PFS: I can go no further on this than you have: it looks a Pi with the second leg truncated. I know no more. I agree that it should probably be captured as &Pgr;, even if we don't know where it came from.

Breathings in Greek (2)

Source: notes file
Date: 17 May 2002
File name: S20467
Keywords: Greek

On the left hand page near the top on image 32 transliterated Greek u 'pratrethai, had been captured with # for the first t, because there is in entref terms an acute accent above it. As there is no entref for this I have captured it as simple t for the moment. There are many examples of transliterated Greek words in the text, which Tech have transcribed using apostrophes and acute accents where appropriate

PFS: Although I still don't recognize the word, I think the first t+acute is really a blotted i+acute (i.e. í), and the word is "hup(e)r-airethai". Compare the more clearly printed participle on the previous image (img 31, left side, about 12 lines down, 'uprairomenos). If the "t" is really an "i", the problem goes away. If not, we'll need to add the ISODIA (diacritics) entity set to the dtd if we haven't already done so. This contains stand-alone diacritics like "acute".

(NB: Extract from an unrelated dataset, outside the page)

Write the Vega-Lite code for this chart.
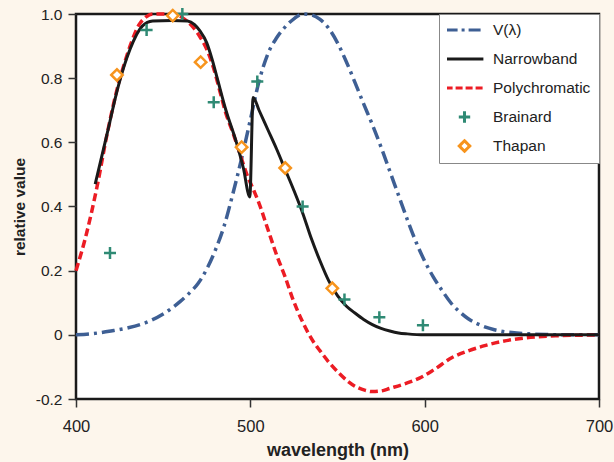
{
  "$schema": "https://vega.github.io/schema/vega-lite/v6.json",
  "width": 523,
  "height": 385,
  "autosize": {"type": "none"},
  "padding": {"left": 76, "top": 14, "right": 15, "bottom": 63},
  "background": "#fdf6ec",
  "config": {
    "view": {"stroke": "#1a1a1a", "strokeWidth": 2.5, "fill": "white"},
    "font": "Liberation Sans",
    "axis": {"grid": false, "domain": false, "tickColor": "#333", "tickSize": 8, "tickWidth": 1.5, "labelColor": "#222", "titleColor": "#222", "titleFontWeight": "bold"}
  },
  "datasets": {
    "lines": [
      {"series": "V(λ)", "wl": 400, "v": 0.0},
      {"series": "V(λ)", "wl": 410, "v": 0.004},
      {"series": "V(λ)", "wl": 420, "v": 0.012},
      {"series": "V(λ)", "wl": 430, "v": 0.022},
      {"series": "V(λ)", "wl": 440, "v": 0.038},
      {"series": "V(λ)", "wl": 450, "v": 0.065},
      {"series": "V(λ)", "wl": 460, "v": 0.105},
      {"series": "V(λ)", "wl": 465, "v": 0.13},
      {"series": "V(λ)", "wl": 470, "v": 0.16},
      {"series": "V(λ)", "wl": 475, "v": 0.205},
      {"series": "V(λ)", "wl": 480, "v": 0.265},
      {"series": "V(λ)", "wl": 485, "v": 0.34},
      {"series": "V(λ)", "wl": 490, "v": 0.44},
      {"series": "V(λ)", "wl": 495, "v": 0.55},
      {"series": "V(λ)", "wl": 500, "v": 0.67},
      {"series": "V(λ)", "wl": 505, "v": 0.79},
      {"series": "V(λ)", "wl": 510, "v": 0.875},
      {"series": "V(λ)", "wl": 515, "v": 0.925},
      {"series": "V(λ)", "wl": 520, "v": 0.96},
      {"series": "V(λ)", "wl": 525, "v": 0.985},
      {"series": "V(λ)", "wl": 530, "v": 1.0},
      {"series": "V(λ)", "wl": 535, "v": 0.997},
      {"series": "V(λ)", "wl": 540, "v": 0.983},
      {"series": "V(λ)", "wl": 545, "v": 0.955},
      {"series": "V(λ)", "wl": 550, "v": 0.91},
      {"series": "V(λ)", "wl": 555, "v": 0.852},
      {"series": "V(λ)", "wl": 560, "v": 0.787},
      {"series": "V(λ)", "wl": 565, "v": 0.72},
      {"series": "V(λ)", "wl": 570, "v": 0.655},
      {"series": "V(λ)", "wl": 575, "v": 0.585},
      {"series": "V(λ)", "wl": 580, "v": 0.51},
      {"series": "V(λ)", "wl": 585, "v": 0.435},
      {"series": "V(λ)", "wl": 590, "v": 0.36},
      {"series": "V(λ)", "wl": 595, "v": 0.29},
      {"series": "V(λ)", "wl": 600, "v": 0.23},
      {"series": "V(λ)", "wl": 605, "v": 0.18},
      {"series": "V(λ)", "wl": 610, "v": 0.138},
      {"series": "V(λ)", "wl": 615, "v": 0.1},
      {"series": "V(λ)", "wl": 620, "v": 0.072},
      {"series": "V(λ)", "wl": 625, "v": 0.05},
      {"series": "V(λ)", "wl": 630, "v": 0.035},
      {"series": "V(λ)", "wl": 640, "v": 0.016},
      {"series": "V(λ)", "wl": 650, "v": 0.007},
      {"series": "V(λ)", "wl": 660, "v": 0.003},
      {"series": "V(λ)", "wl": 670, "v": 0.001},
      {"series": "V(λ)", "wl": 680, "v": 0.0},
      {"series": "V(λ)", "wl": 700, "v": 0.0},
      {"series": "Narrowband", "wl": 411, "v": 0.47},
      {"series": "Narrowband", "wl": 418, "v": 0.63},
      {"series": "Narrowband", "wl": 424, "v": 0.77},
      {"series": "Narrowband", "wl": 431, "v": 0.89},
      {"series": "Narrowband", "wl": 438, "v": 0.962},
      {"series": "Narrowband", "wl": 444, "v": 0.978},
      {"series": "Narrowband", "wl": 455, "v": 0.98},
      {"series": "Narrowband", "wl": 464, "v": 0.978},
      {"series": "Narrowband", "wl": 468, "v": 0.967},
      {"series": "Narrowband", "wl": 471, "v": 0.948},
      {"series": "Narrowband", "wl": 475, "v": 0.91},
      {"series": "Narrowband", "wl": 478, "v": 0.86},
      {"series": "Narrowband", "wl": 481, "v": 0.8},
      {"series": "Narrowband", "wl": 486, "v": 0.7},
      {"series": "Narrowband", "wl": 492, "v": 0.6},
      {"series": "Narrowband", "wl": 496, "v": 0.52},
      {"series": "Narrowband", "wl": 499.7, "v": 0.43},
      {"series": "Narrowband", "wl": 501.6, "v": 0.74},
      {"series": "Narrowband", "wl": 505, "v": 0.7},
      {"series": "Narrowband", "wl": 510, "v": 0.64},
      {"series": "Narrowband", "wl": 515, "v": 0.58},
      {"series": "Narrowband", "wl": 520, "v": 0.515},
      {"series": "Narrowband", "wl": 525, "v": 0.45},
      {"series": "Narrowband", "wl": 530, "v": 0.38},
      {"series": "Narrowband", "wl": 535, "v": 0.3},
      {"series": "Narrowband", "wl": 540, "v": 0.23},
      {"series": "Narrowband", "wl": 545, "v": 0.168},
      {"series": "Narrowband", "wl": 550, "v": 0.122},
      {"series": "Narrowband", "wl": 555, "v": 0.09},
      {"series": "Narrowband", "wl": 560, "v": 0.068},
      {"series": "Narrowband", "wl": 565, "v": 0.048},
      {"series": "Narrowband", "wl": 570, "v": 0.032},
      {"series": "Narrowband", "wl": 575, "v": 0.02},
      {"series": "Narrowband", "wl": 580, "v": 0.012},
      {"series": "Narrowband", "wl": 585, "v": 0.006},
      {"series": "Narrowband", "wl": 590, "v": 0.003},
      {"series": "Narrowband", "wl": 600, "v": 0.0},
      {"series": "Narrowband", "wl": 700, "v": 0.0},
      {"series": "Polychromatic", "wl": 400, "v": 0.2},
      {"series": "Polychromatic", "wl": 406, "v": 0.315},
      {"series": "Polychromatic", "wl": 412, "v": 0.46},
      {"series": "Polychromatic", "wl": 418, "v": 0.63},
      {"series": "Polychromatic", "wl": 424, "v": 0.775},
      {"series": "Polychromatic", "wl": 428, "v": 0.85},
      {"series": "Polychromatic", "wl": 432, "v": 0.915},
      {"series": "Polychromatic", "wl": 436, "v": 0.965},
      {"series": "Polychromatic", "wl": 440, "v": 0.99},
      {"series": "Polychromatic", "wl": 444, "v": 1.0},
      {"series": "Polychromatic", "wl": 455, "v": 1.0},
      {"series": "Polychromatic", "wl": 462, "v": 0.985},
      {"series": "Polychromatic", "wl": 467, "v": 0.96},
      {"series": "Polychromatic", "wl": 471, "v": 0.93},
      {"series": "Polychromatic", "wl": 475, "v": 0.89},
      {"series": "Polychromatic", "wl": 479, "v": 0.83},
      {"series": "Polychromatic", "wl": 482.5, "v": 0.76},
      {"series": "Polychromatic", "wl": 486, "v": 0.69},
      {"series": "Polychromatic", "wl": 490, "v": 0.63},
      {"series": "Polychromatic", "wl": 494, "v": 0.565},
      {"series": "Polychromatic", "wl": 498, "v": 0.5},
      {"series": "Polychromatic", "wl": 502, "v": 0.45},
      {"series": "Polychromatic", "wl": 505, "v": 0.41},
      {"series": "Polychromatic", "wl": 510, "v": 0.33},
      {"series": "Polychromatic", "wl": 515, "v": 0.25},
      {"series": "Polychromatic", "wl": 520, "v": 0.18},
      {"series": "Polychromatic", "wl": 524, "v": 0.117},
      {"series": "Polychromatic", "wl": 530, "v": 0.04},
      {"series": "Polychromatic", "wl": 536, "v": -0.02},
      {"series": "Polychromatic", "wl": 540, "v": -0.05},
      {"series": "Polychromatic", "wl": 545, "v": -0.085},
      {"series": "Polychromatic", "wl": 551, "v": -0.12},
      {"series": "Polychromatic", "wl": 556, "v": -0.145},
      {"series": "Polychromatic", "wl": 561, "v": -0.163},
      {"series": "Polychromatic", "wl": 566, "v": -0.173},
      {"series": "Polychromatic", "wl": 570, "v": -0.177},
      {"series": "Polychromatic", "wl": 575, "v": -0.175},
      {"series": "Polychromatic", "wl": 580, "v": -0.167},
      {"series": "Polychromatic", "wl": 590, "v": -0.15},
      {"series": "Polychromatic", "wl": 597, "v": -0.135},
      {"series": "Polychromatic", "wl": 605, "v": -0.11},
      {"series": "Polychromatic", "wl": 616, "v": -0.07},
      {"series": "Polychromatic", "wl": 625, "v": -0.05},
      {"series": "Polychromatic", "wl": 635, "v": -0.033},
      {"series": "Polychromatic", "wl": 645, "v": -0.02},
      {"series": "Polychromatic", "wl": 654, "v": -0.012},
      {"series": "Polychromatic", "wl": 665, "v": -0.006},
      {"series": "Polychromatic", "wl": 675, "v": -0.003},
      {"series": "Polychromatic", "wl": 690, "v": -0.001},
      {"series": "Polychromatic", "wl": 700, "v": 0.0}
    ],
    "points": [
      {"series": "Brainard", "wl": 419.5, "v": 0.255},
      {"series": "Brainard", "wl": 440.5, "v": 0.95},
      {"series": "Brainard", "wl": 461, "v": 1.0},
      {"series": "Brainard", "wl": 479, "v": 0.725},
      {"series": "Brainard", "wl": 504, "v": 0.79},
      {"series": "Brainard", "wl": 530, "v": 0.4},
      {"series": "Brainard", "wl": 554, "v": 0.11},
      {"series": "Brainard", "wl": 574, "v": 0.055},
      {"series": "Brainard", "wl": 599, "v": 0.03},
      {"series": "Thapan", "wl": 423.5, "v": 0.81},
      {"series": "Thapan", "wl": 455.5, "v": 0.995},
      {"series": "Thapan", "wl": 471.5, "v": 0.85},
      {"series": "Thapan", "wl": 495, "v": 0.585},
      {"series": "Thapan", "wl": 520, "v": 0.52},
      {"series": "Thapan", "wl": 547, "v": 0.145}
    ]
  },
  "encoding": {
    "x": {"field": "wl", "type": "quantitative", "scale": {"domain": [400, 700], "nice": false},
      "axis": {"values": [400, 500, 600, 700], "title": "wavelength (nm)", "titleFontSize": 18, "labelFontSize": 16.5, "labelPadding": 11, "titlePadding": 7, "labelFlush": false, "labelOverlap": false}},
    "y": {"field": "v", "type": "quantitative", "scale": {"domain": [-0.2, 1.0], "nice": false, "zero": false},
      "axis": {"values": [-0.2, 0, 0.2, 0.4, 0.6, 0.8, 1.0], "title": "relative value", "titleFontSize": 15.5, "labelFontSize": 15.5, "labelPadding": 6, "titlePadding": 8, "labelFlush": false, "labelOverlap": false,
        "labelExpr": "datum.value === 0 ? '0' : (datum.value < 0 ? '-' + format(-datum.value, '.1f') : format(datum.value, '.1f'))"}},
    "color": {"field": "series", "type": "nominal",
      "scale": {"domain": ["V(λ)", "Narrowband", "Polychromatic", "Brainard", "Thapan"], "range": ["#3e5f94", "#1a1a1a", "#ec1c24", "#2f8a74", "#f7941d"]},
      "legend": {"title": null, "orient": "top-right", "offset": 0, "padding": 8, "strokeColor": "#888", "fillColor": "white",
        "labelFontSize": 15.5, "labelColor": "#222", "rowPadding": 12, "clipHeight": 16, "symbolSize": 196, "symbolOffset": 9, "labelOffset": 20,
        "encode": {"symbols": {"update": {
          "shape": {"signal": "datum.value === 'Brainard' ? 'M-1,0H1M0,-1V1' : (datum.value === 'Thapan' ? 'diamond' : 'M-2.7,0H2.7')"},
          "strokeDash": {"signal": "datum.value === 'V(λ)' ? [12,4,3,4] : (datum.value === 'Polychromatic' ? [7,3] : [1,0])"},
          "fill": {"signal": "datum.value === 'Thapan' ? 'white' : 'transparent'"},
          "strokeWidth": {"value": 3},
          "size": {"signal": "datum.value === 'Brainard' ? 130 : (datum.value === 'Thapan' ? 110 : 196)"},
          "opacity": {"value": 1}
        }}}}}
  },
  "layer": [
    {"data": {"name": "lines"}, "transform": [{"filter": "datum.series === 'V(λ)'"}],
      "mark": {"type": "line", "strokeWidth": 3.5, "strokeDash": [13, 5, 3, 5], "interpolate": "monotone"}},
    {"data": {"name": "lines"}, "transform": [{"filter": "datum.series === 'Polychromatic'"}],
      "mark": {"type": "line", "strokeWidth": 3.5, "strokeDash": [8, 4], "interpolate": "monotone"}},
    {"data": {"name": "lines"}, "transform": [{"filter": "datum.series === 'Narrowband'"}],
      "mark": {"type": "line", "strokeWidth": 3, "interpolate": "monotone"}},
    {"data": {"name": "points"}, "transform": [{"filter": "datum.series === 'Brainard'"}],
      "mark": {"type": "point", "shape": "M-1,0H1M0,-1V1", "filled": false, "strokeWidth": 2.5, "size": 144, "opacity": 1}},
    {"data": {"name": "points"}, "transform": [{"filter": "datum.series === 'Thapan'"}],
      "mark": {"type": "point", "shape": "diamond", "filled": false, "fill": "white", "strokeWidth": 2.5, "size": 130, "opacity": 1}}
  ]
}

A bigger problem here is the whole unanticipated problem of transliterated Greek, and in particular the real and important distinction between rough breathings (which look like an opening single quot.) and smooth breathings (which look like a closing single quot.), e.g.. between (on img 31, 7 lines down) the breathings on the article and the noun o' 'antikeimenos--rough breathing on the o' and smooth on the 'a. Our keying instructions did not prepare for this, and it is hard to see how they could without introducing the distinction elsewhere (e.g. when the symbols are merely punctuation marks--true single quot. marks), which we would rather not do.] Accordingly, Tech have not distinguished these two characters (or diacritics, as you prefer), and we have not revised their work on this point.